LoKO: Low-Rank Kalman Optimizer for Online Fine-Tuning of Large Models
Hossein Abdi, Mingfei Sun, Andi Zhang, Samuel Kaski, Wei Pan
TL;DR
LoKO reframes online fine-tuning of large models as a state-estimation problem and combines Low-Rank Adaptation (LoRA) with a diagonal covariance Kalman filter to achieve scalable online optimization. By reducing trainable parameters to $r(d+q)$ and maintaining a diagonal covariance, LoKO achieves linear-time complexity in the number of trainable parameters and uses an EMA-based scheme to estimate the observation noise covariance $R_k$. Empirical results across computer vision and language benchmarks show LoKO converges faster and attains higher online accuracy than standard LoRA-based optimizers, with robustness to initialization and covariance estimation choices.

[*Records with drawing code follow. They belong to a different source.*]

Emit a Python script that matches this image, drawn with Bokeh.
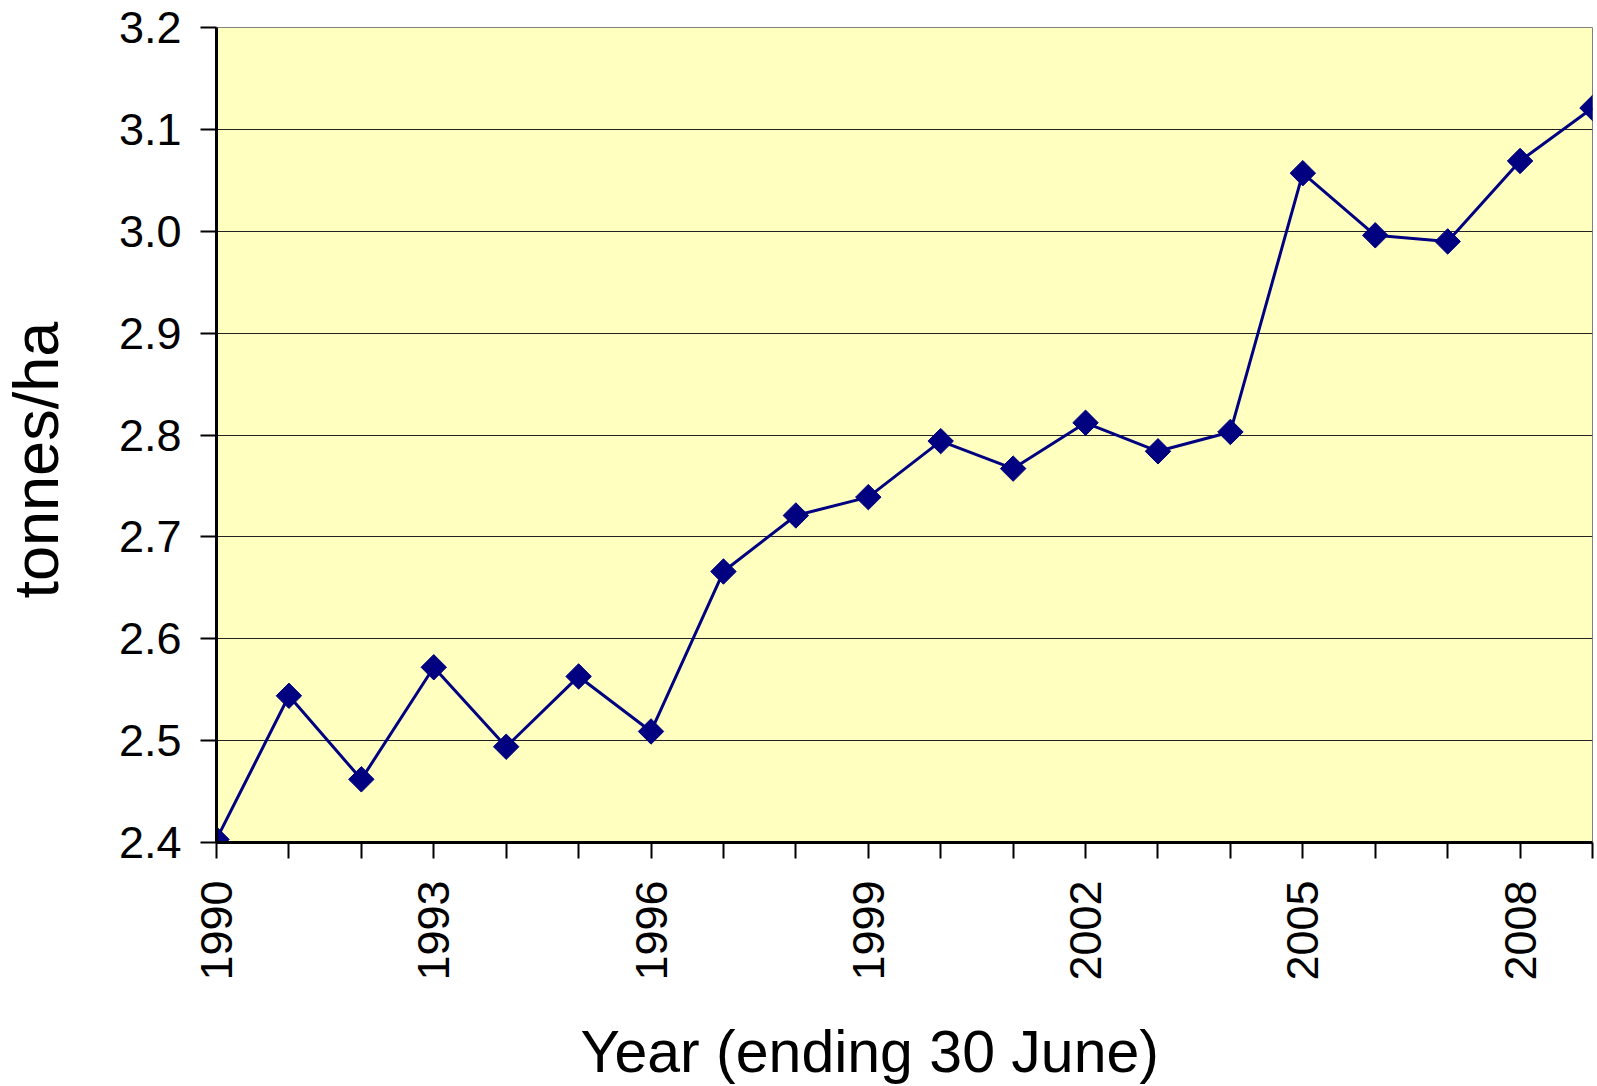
import numpy as np
from bokeh.plotting import figure
from bokeh.models import Range1d, FixedTicker, PrintfTickFormatter, Title, LinearAxis
from bokeh.embed import file_html
from bokeh.resources import INLINE

years = list(range(1990, 2010))
yields = [2.403, 2.544, 2.462, 2.572, 2.494, 2.563, 2.509, 2.666, 2.721, 2.739,
          2.794, 2.767, 2.812, 2.784, 2.803, 3.057, 2.996, 2.990, 3.069, 3.121]
y_ticks = [2.4, 2.5, 2.6, 2.7, 2.8, 2.9, 3.0, 3.1, 3.2]
x_label_years = [1990, 1993, 1996, 1999, 2002, 2005, 2008]

FONT = "Liberation Sans"
NAVY = "#000080"

p = figure(width=1597, height=1086, output_backend="svg", toolbar_location=None,
           x_range=Range1d(1990, 2009), y_range=Range1d(2.4, 3.2),
           min_border_left=216, min_border_top=27, min_border_right=5,
           min_border_bottom=244)

p.background_fill_color = "#FFFFC0"
p.border_fill_color = "white"
p.outline_line_color = "#808080"
p.outline_line_width = 1

p.xgrid.grid_line_color = None
p.ygrid.grid_line_color = "#222222"
p.ygrid.grid_line_width = 1

p.yaxis.ticker = FixedTicker(ticks=y_ticks)
p.yaxis.formatter = PrintfTickFormatter(format="%.1f")
p.xaxis.ticker = FixedTicker(ticks=years)
p.xaxis.major_label_overrides = {y: (str(y) if y in x_label_years else "") for y in years}
p.xaxis.major_label_orientation = np.pi / 2

for ax in (p.xaxis, p.yaxis):
    ax.axis_line_color = "black"
    ax.axis_line_width = 3
    ax.major_tick_line_color = "black"
    ax.major_tick_line_width = 2
    ax.major_tick_out = 16
    ax.major_tick_in = 0
    ax.minor_tick_line_color = None
    ax.major_label_text_font = FONT
    ax.major_label_text_font_size = "45px"
    ax.major_label_text_color = "black"

p.yaxis.major_label_standoff = 19
p.xaxis.major_label_standoff = 22

p.line(years, yields, line_color=NAVY, line_width=3)
p.scatter(years, yields, marker="square", angle=np.pi / 4, size=18,
          fill_color=NAVY, line_color=NAVY)

# invisible spacer between the y axis and its title (white tick on white border)
spacer = LinearAxis(ticker=FixedTicker(ticks=[y_ticks[0]]), axis_line_color=None,
                    major_tick_line_color="white", minor_tick_line_color=None,
                    major_tick_out=43, major_tick_in=0, minor_tick_out=0,
                    major_label_standoff=0, axis_label=None,
                    major_label_overrides={y_ticks[0]: ""},
                    major_label_text_font_size="1px")
p.add_layout(spacer, "left")

ytitle = Title(text="tonnes/ha", align="left", offset=244, vertical_align="top",
               text_font=FONT, text_font_size="63px", text_font_style="normal",
               text_color="black", standoff=0)
p.add_layout(ytitle, "left")
xtitle = Title(text="Year (ending 30 June)", align="left", offset=364,
               vertical_align="bottom",
               text_font=FONT, text_font_size="59px", text_font_style="normal",
               text_color="black", standoff=0,
               padding=dict(top=33, right=0, bottom=0, left=0))
p.add_layout(xtitle, "below")

open("out.html", "w").write(file_html(p, INLINE))
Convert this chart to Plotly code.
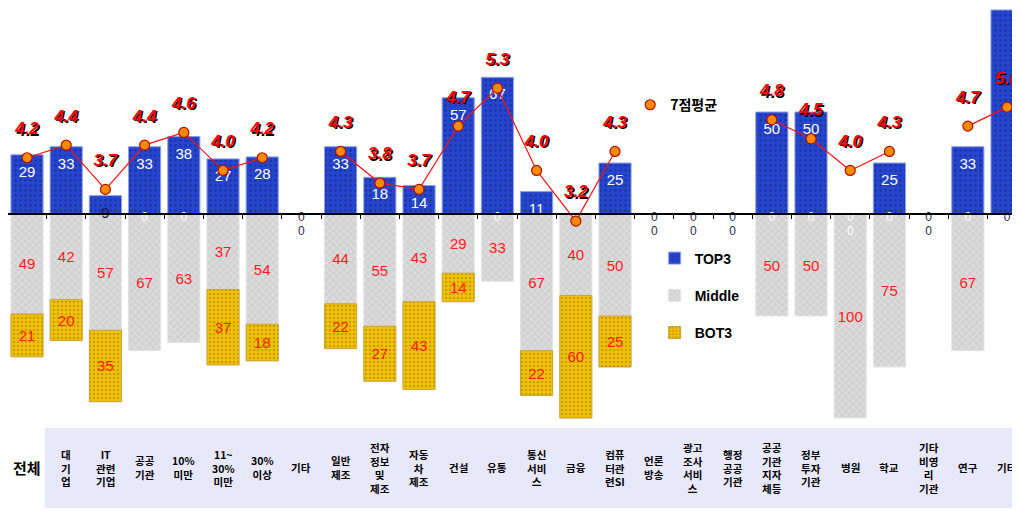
import plotly.graph_objects as go

# ---------------- data ----------------
labels = ["전체", "대<br>기<br>업", "IT<br>관련<br>기업", "공공<br>기관", "10%<br>미만",
          "11~<br>30%<br>미만", "30%<br>이상", "기타", "일반<br>제조", "전자<br>정보<br>및<br>제조",
          "자동<br>차<br>제조", "건설", "유통", "통신<br>서비<br>스", "금융",
          "컴퓨<br>터관<br>련SI", "언론<br>방송", "광고<br>조사<br>서비<br>스", "행정<br>공공<br>기관",
          "공공<br>기관<br>지자<br>체등", "정부<br>투자<br>기관", "병원", "학교",
          "기타<br>비영<br>리<br>기관", "연구", "기타"]
top3 = [29, 33, 9, 33, 38, 27, 28, 0, 33, 18, 14, 57, 67, 11, 0, 25, 0, 0, 0, 50, 50, 0, 25, 0, 33, 100]
middle = [49, 42, 57, 67, 63, 37, 54, 0, 44, 55, 43, 29, 33, 67, 40, 50, 0, 0, 0, 50, 50, 100, 75, 0, 67, 0]
bot3 = [21, 20, 35, 0, 0, 37, 18, 0, 22, 27, 43, 14, 0, 22, 60, 25, 0, 0, 0, 0, 0, 0, 0, 0, 0, 0]
avg7 = [4.2, 4.4, 3.7, 4.4, 4.6, 4.0, 4.2, None, 4.3, 3.8, 3.7, 4.7, 5.3, 4.0, 3.2, 4.3,
        None, None, None, 4.8, 4.5, 4.0, 4.3, None, 4.7, 5.0]

n = len(labels)
xs = list(range(n))

Y1 = [-103.43, 100.98]
Y2 = [-0.022, 6.566]
XR = [-0.485, 25.535]

fig = go.Figure()

fig.add_trace(go.Bar(
    x=xs, y=[v if v else None for v in top3], name="TOP3", legendgroup="a",
    marker=dict(color="#2646d0", line=dict(color="#8fa0e8", width=1),
                pattern=dict(shape=".", fgcolor="#14237a", bgcolor="#2646d0", size=5, solidity=0.25)),
    textposition="none", hoverinfo="skip"))
fig.add_trace(go.Bar(
    x=xs, y=[-v if v else None for v in middle], name="Middle", legendgroup="b",
    text=[str(v) if v else "" for v in middle], textposition="inside", insidetextanchor="middle",
    textangle=0, constraintext="none",
    textfont=dict(color="#ff1a1a", size=15, family="Liberation Sans"),
    marker=dict(color="#d2d2d2", line=dict(color="#e4e4e4", width=1),
                pattern=dict(shape="x", fgcolor="#ffffff", bgcolor="#d2d2d2", size=5, solidity=0.25)),
    hoverinfo="skip"))
fig.add_trace(go.Bar(
    x=xs, y=[-v if v else None for v in bot3], name="BOT3", legendgroup="c",
    text=[str(v) if v else "" for v in bot3], textposition="inside", insidetextanchor="middle",
    textangle=0, constraintext="none",
    textfont=dict(color="#ff1a1a", size=15, family="Liberation Sans"),
    marker=dict(color="#f2c200", line=dict(color="#c8a040", width=1),
                pattern=dict(shape=".", fgcolor="#9a7a00", bgcolor="#f2c200", size=4, solidity=0.3)),
    hoverinfo="skip"))

# TOP3 value labels
sel = [i for i in xs if top3[i] and i != n - 1]
fig.add_trace(go.Scatter(
    x=sel, y=[max(top3[i] - 9, 0) for i in sel], text=[str(top3[i]) for i in sel],
    mode="text", showlegend=False, hoverinfo="skip",
    textfont=dict(color=["#ffffff" if top3[i] > 9 else "#1a1a4a" for i in sel],
                  size=15, family="Liberation Sans")))

# zero labels
zx, zy, zc = [], [], []
for i in xs:
    k = 0
    for v in (top3[i], bot3[i]):
        if v == 0:
            zx.append(i)
            zy.append(-2 - 7 * k)
            zc.append("#ffffff" if middle[i] > 0 else "#2b2b55")
            k += 1
fig.add_trace(go.Scatter(x=zx, y=zy, text=["0"] * len(zx), mode="text", showlegend=False,
                         hoverinfo="skip", textfont=dict(color=zc, size=12, family="Liberation Sans")))

# 7-point average line
fig.add_trace(go.Scatter(x=xs, y=avg7, yaxis="y2", mode="lines", connectgaps=False,
                         line=dict(color="#ff1010", width=1.2), showlegend=False, hoverinfo="skip"))
fig.add_trace(go.Scatter(x=xs, y=avg7, yaxis="y2", mode="markers", name="7점평균", legend="legend2",
                         marker=dict(color="#ff8a00", size=10, line=dict(color="#b01000", width=1.2)),
                         hoverinfo="skip"))
sel2 = [i for i in xs if avg7[i] is not None]
fig.add_trace(go.Scatter(
    x=sel2, y=[avg7[i] + 0.44 for i in sel2], text=[f"{avg7[i]:.1f}" for i in sel2],
    yaxis="y2", mode="text", showlegend=False, hoverinfo="skip",
    textfont=dict(color="#ff0000", size=17, family="Liberation Sans", weight="bold", style="italic",
                  shadow="1.5px 1.5px 0px #000000")))

# table background
shapes = [dict(type="rect", xref="paper", yref="paper", x0=0.0363, x1=1.0, y0=-0.199, y1=-0.0072,
               fillcolor="#e8e8fb", line=dict(width=0), layer="below")]

annotations = []
for i, lab in enumerate(labels):
    annotations.append(dict(
        x=i, xref="x", y=-0.1031, yref="paper", text=f"<b>{lab}</b>", showarrow=False,
        yanchor="middle", xanchor="center",
        font=dict(size=15 if i == 0 else 10.5, color="#000000", family="Noto Sans CJK KR")))

fig.update_layout(
    width=1020, height=511,
    margin=dict(l=0, r=0, t=0, b=94),
    paper_bgcolor="white", plot_bgcolor="white",
    barmode="relative", bargap=0.18,
    showlegend=True,
    xaxis=dict(range=XR, anchor="free", position=(0 - Y1[0]) / (Y1[1] - Y1[0]),
               showline=True, linecolor="#000000", linewidth=1.5, showgrid=False, zeroline=False,
               tickmode="array", tickvals=[i - 0.5 for i in range(n + 1)], ticks="outside",
               ticklen=4, tickcolor="#000000", showticklabels=False),
    yaxis=dict(range=Y1, visible=False, showgrid=False, zeroline=False),
    yaxis2=dict(range=Y2, overlaying="y", visible=False, showgrid=False, zeroline=False),
    legend=dict(x=0.634, y=0.4376, xanchor="left", yanchor="top", traceorder="grouped",
                tracegroupgap=16, bgcolor="rgba(0,0,0,0)",
                font=dict(size=14, color="#000000", family="Liberation Sans", weight="bold")),
    legend2=dict(x=0.610, y=0.767, xanchor="left", yanchor="middle", bgcolor="rgba(0,0,0,0)",
                 font=dict(size=14, color="#000000", family="Noto Sans CJK KR", weight="bold")),
    shapes=shapes, annotations=annotations,
)

fig.write_html("out.html", post_script="document.documentElement.style.overflow='hidden';")
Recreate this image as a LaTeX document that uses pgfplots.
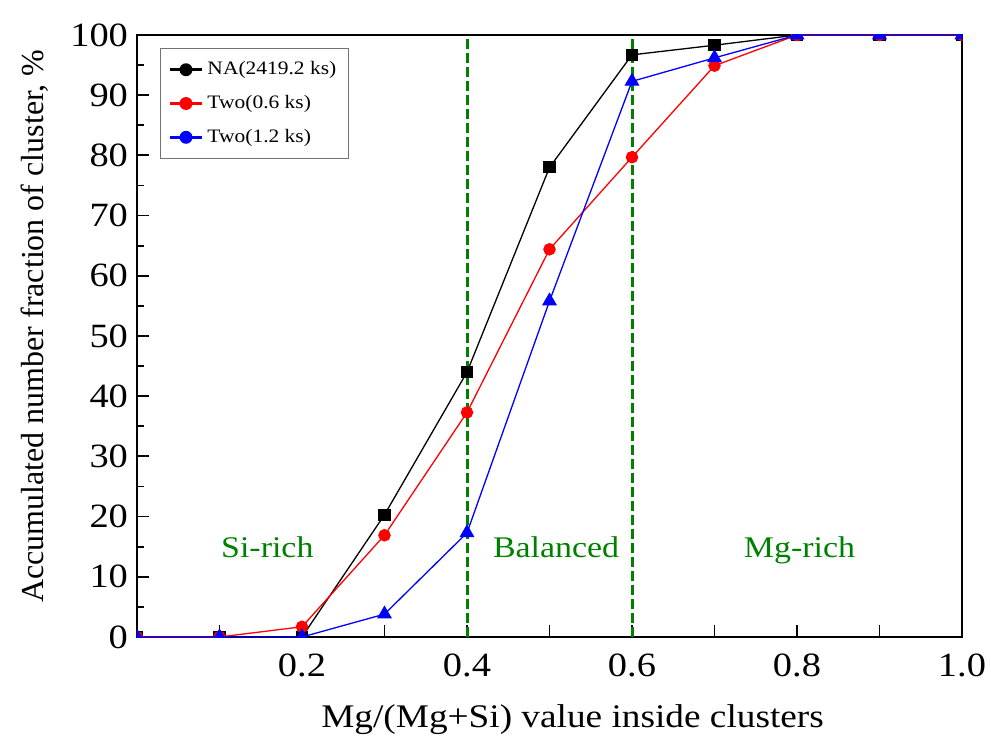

This work demonstrates the feasibility of Kalman-filter-based optimization for online fine-tuning of transformer- and CNN-based large models, offering a performant alternative to gradient-based methods in streaming data settings.
Abstract
Training large models with millions or even billions of parameters from scratch incurs substantial computational costs. Parameter Efficient Fine-Tuning (PEFT) methods, particularly Low-Rank Adaptation (LoRA), address this challenge by adapting only a reduced number of parameters to specific tasks with gradient-based optimizers. In this paper, we cast PEFT as an optimal filtering/state estimation problem and present Low-Rank Kalman Optimizer (LoKO) to estimate the optimal trainable parameters in an online manner. We leverage the low-rank decomposition in LoRA to significantly reduce matrix sizes in Kalman iterations and further capitalize on a diagonal approximation of the covariance matrix to effectively decrease computational complexity from quadratic to linear in the number of trainable parameters. Moreover, we discovered that the initialization of the covariance matrix within the Kalman algorithm and the accurate estimation of the observation noise covariance are the keys in this formulation, and we propose robust approaches that work well across a vast range of well-established computer vision and language models. Our results show that LoKO converges with fewer iterations and yields better performance models compared to commonly used optimizers with LoRA in both image classifications and language tasks. Our study opens up the possibility of leveraging the Kalman filter as an effective optimizer for the online fine-tuning of large models.